Algae in lake igorbondarenko/ThinkstockPhotos

Nutrient Sensor Challenge aims to combat nutrient pollution

Teams need to submit action plans by Sept. 20, 2017.

Teams are invited to submit action plans for a Nutrient Sensor Action Challenge. 

The Nutrient Sensor Action Challenge builds upon the 2014 Nutrient Sensor Challenge, which helped facilitate the development of affordable, high-performing, continuous nutrient sensors and analyzers. The Nutrient Sensor Action Challenge calls for demonstrations showing the effective use of low-cost sensors, innovative partnerships to pilot the sensors and data management, and demonstrations of how collected data and information can be part of state and local decision-making.

In Stage 1 of the Nutrient Sensor Action Challenge, which closes Sept. 20, 2017, teams will submit action plans. These plans will explain how teams intend to deploy and use sensors and how they will meet Challenge goals. Judges will review the submissions and select up to 10 winning applications. Top entries will receive cash prizes totaling $50,000 and invitations to participate in Stage 2 of the Challenge. In Stage 2, teams will deploy the sensors and collect data as they compete for a share in $100,000 in prizes.

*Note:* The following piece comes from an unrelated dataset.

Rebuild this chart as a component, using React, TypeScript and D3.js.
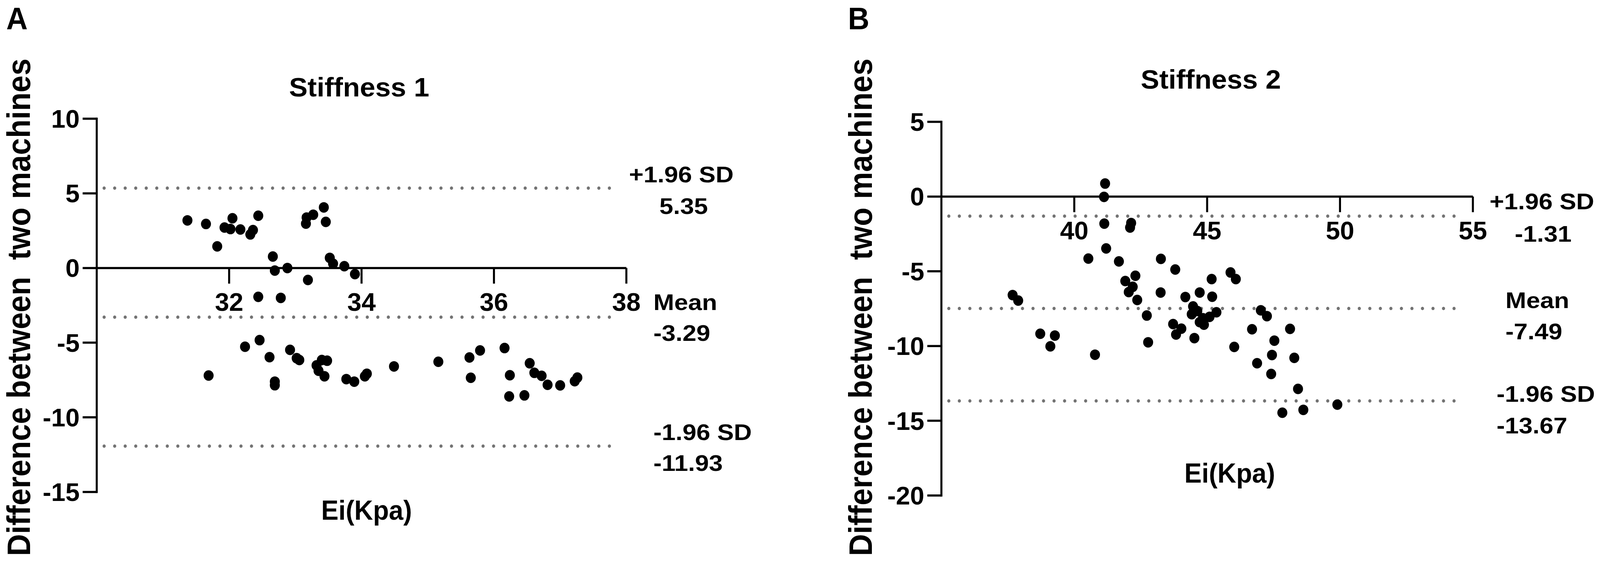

An informational webinar for the Nutrient Sensor Action Challenge will take place Aug. 2, 2017 at 2 p.m. ET: https://www.epa.gov/research/nutrient-sensor-action-challenge-informational-webinar 

Nutrient pollution is one of America's most widespread, costliest, and most challenging environmental problems. Too much nitrogen and phosphorus in water causes algae to grow faster than ecosystems can handle. This results in major environmental damage and serious health problems in people and animals. Nutrient pollution and algal blooms also take a toll on the economy, hurting industries and sectors that depend on clean water. Federal, state and local governments spend billions of dollars every year to combat nutrient pollution or prevent its effects. 

The Nutrient Sensor Action Challenge is a collaboration between the U.S. Environmental Protection Agency, the United States Geological Survey (USGS), USDA, the National Institute of Standards and Technology (NIST) and the National Oceanic and Atmospheric Administration (NOAA)-led U.S. Integrated Ocean Observing System (U.S. IOOS®). Joining the federal collaboration is the Alliance for Coastal Technologies (ACT) which is a partnership organization of research institutions, resource managers, and private sector companies dedicated to fostering the development and adoption of effective and reliable sensors and platforms.